(Kansas City, Missouri) - Founded in 1839 as the first publicly supported institution of higher education in Thomas Jefferson's Louisiana Purchase territory, the University of Missouri has grown from a cluster of buildings on a field in rough-and-tumble Boone County to an economic and scholastic powerhouse with an enrollment of nearly 35,000 and annual research expenditures of approximately $250 million.
Brian Burnes of The Kansas City Star — one of MU's more than 275,000 graduates — has written a book commemorating the school's 175th anniversary, Mizzou 175: The Remarkable Story of Missouri's Flagship University from 1839 to 2014. He discusses the 220-page, coffee-table publication and the work that went into it on Tuesday, December 9, 2014, at 6:30 p.m. at the Central Library, 14 W. 10th St.

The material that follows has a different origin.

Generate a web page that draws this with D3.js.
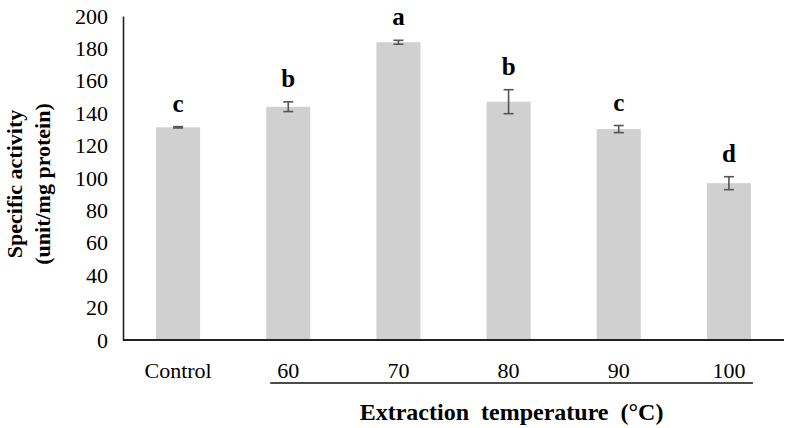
<!DOCTYPE html>
<html>
<head>
<meta charset="utf-8">
<script src="https://cdn.jsdelivr.net/npm/d3@7"></script>
<style>
  html, body { margin: 0; padding: 0; background: #fff; }
  svg { display: block; }
</style>
</head>
<body>
<svg id="chart" width="786" height="428"></svg>
<script>
const categories = ["Control", "60", "70", "80", "90", "100"];
const values = [131.3, 144.0, 183.8, 147.1, 130.2, 96.8];
const errors = [0.4, 3.0, 1.2, 7.4, 2.2, 4.0];
const letters = ["c", "b", "a", "b", "c", "d"];
const yTicks = [0, 20, 40, 60, 80, 100, 120, 140, 160, 180, 200];
const yTitle = ["Specific activity", "(unit/mg protein)"];
const xTitle = "Extraction  temperature  (°C)";

(function () {
const svg = d3.select("#chart");
const mLeft = 123, mRight = 784, mTop = 16, mBottom = 340;

const x = d3.scaleBand().domain(categories).range([mLeft, mRight])
  .paddingInner(0.6).paddingOuter(0.3);
const y = d3.scaleLinear().domain([0, 200]).range([mBottom, mTop]);

const serif = "'Liberation Serif', 'Times New Roman', serif";

// bars
svg.append("g").selectAll("rect").data(categories).join("rect")
  .attr("x", d => x(d))
  .attr("width", x.bandwidth())
  .attr("y", (d, i) => y(values[i]))
  .attr("height", (d, i) => y(0) - y(values[i]))
  .attr("fill", "#d0d0d0");

// error bars
const eg = svg.append("g").attr("stroke", "#555").attr("stroke-width", 1.6).attr("fill", "none");
categories.forEach((c, i) => {
  const cx = x(c) + x.bandwidth() / 2;
  const y1 = y(values[i] + errors[i]), y2 = y(values[i] - errors[i]);
  eg.append("line").attr("x1", cx).attr("x2", cx).attr("y1", y1).attr("y2", y2);
  eg.append("line").attr("x1", cx - 5).attr("x2", cx + 5).attr("y1", y1).attr("y2", y1);
  eg.append("line").attr("x1", cx - 5).attr("x2", cx + 5).attr("y1", y2).attr("y2", y2);
});

// significance letters
svg.append("g").selectAll("text").data(categories).join("text")
  .attr("x", d => x(d) + x.bandwidth() / 2)
  .attr("y", (d, i) => y(values[i] + errors[i]) - 15)
  .attr("text-anchor", "middle")
  .attr("font-family", serif)
  .attr("font-weight", "bold")
  .attr("font-size", 25)
  .attr("fill", "#000")
  .text((d, i) => letters[i]);

// y axis
const yAxis = d3.axisLeft(y).tickValues(yTicks).tickSize(0).tickPadding(15);
const yg = svg.append("g").attr("transform", `translate(${mLeft},0)`).call(yAxis);
yg.select(".domain").attr("stroke", "#222").attr("stroke-width", 1.6);
yg.selectAll("text").attr("font-family", serif).attr("font-size", 22).attr("fill", "#000");

// x axis
const xAxis = d3.axisBottom(x).tickSize(0).tickPadding(0);
const xg = svg.append("g").attr("transform", `translate(0,${mBottom})`).call(xAxis);
xg.select(".domain").remove();
xg.append("line").attr("x1", mLeft).attr("x2", mRight).attr("y1", 0).attr("y2", 0)
  .attr("stroke", "#222").attr("stroke-width", 2);
xg.selectAll(".tick text").attr("font-family", serif).attr("font-size", 22)
  .attr("fill", "#000").attr("dy", null).attr("y", 38);

// underline grouping the temperature categories
const c1 = categories[1], cN = categories[categories.length - 1];
const ux1 = x(c1) + 4, ux2 = x(cN) + x.bandwidth() + 2;
svg.append("line")
  .attr("x1", ux1).attr("x2", ux2)
  .attr("y1", 383).attr("y2", 383)
  .attr("stroke", "#111").attr("stroke-width", 1.6);

// x title
svg.append("text")
  .attr("x", (ux1 + ux2) / 2)
  .attr("y", 420)
  .attr("text-anchor", "middle")
  .attr("font-family", serif).attr("font-weight", "bold").attr("font-size", 24)
  .attr("fill", "#000")
  .style("white-space", "pre")
  .text(xTitle);

// y title
const yt = svg.append("text")
  .attr("transform", `translate(0,${(mTop + mBottom) / 2 + 6}) rotate(-90)`)
  .attr("text-anchor", "middle")
  .attr("font-family", serif).attr("font-weight", "bold").attr("font-size", 22)
  .attr("fill", "#000");
yt.selectAll("tspan").data(yTitle).join("tspan")
  .attr("x", 0).attr("y", (d, i) => 22 + i * 28)
  .text(d => d);
})();
</script>
</body>
</html>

Published by Kansas City Star Books, Mizzou 175 is packed with hundreds of historical and contemporary photographs along with Burnes' history of the university.
Mizzou was established, in large part, due to the efforts of then-Missouri lawmaker James S. Rollins, who saw the need for higher education in central Missouri. It held its first commencement in 1843 - a three-hour ceremony for two graduates, cousins Robert L. Todd and Robert B. Todd. The athletics program began with the formation of a football squad in 1890, and its rivalry with the neighboring University of Kansas was born with a meeting on the field a year later.
Today, MU is one of six American public universities with units in law, medicine, and veterinary medicine on one campus, and it has the most powerful research reactor of any university in the U.S. It's one of only 36 public universities in the U.S. with membership in the prestigious Association of American Universities (AAU).
Belying that modern strength was an early precariousness. "When I got on campus as a freshman in 1972, (the school) was huge to me. I assumed it was a vast monolithic enterprise that had rolled through the decades," says Burnes, who earned a bachelor of journalism degree from MU in 1976. "It wasn't like that at all."
Mizzou closed temporarily during the Civil War, for example, and "if things had not gone just so, who knows?" Burnes says. "We might not know Mizzou as we know it today."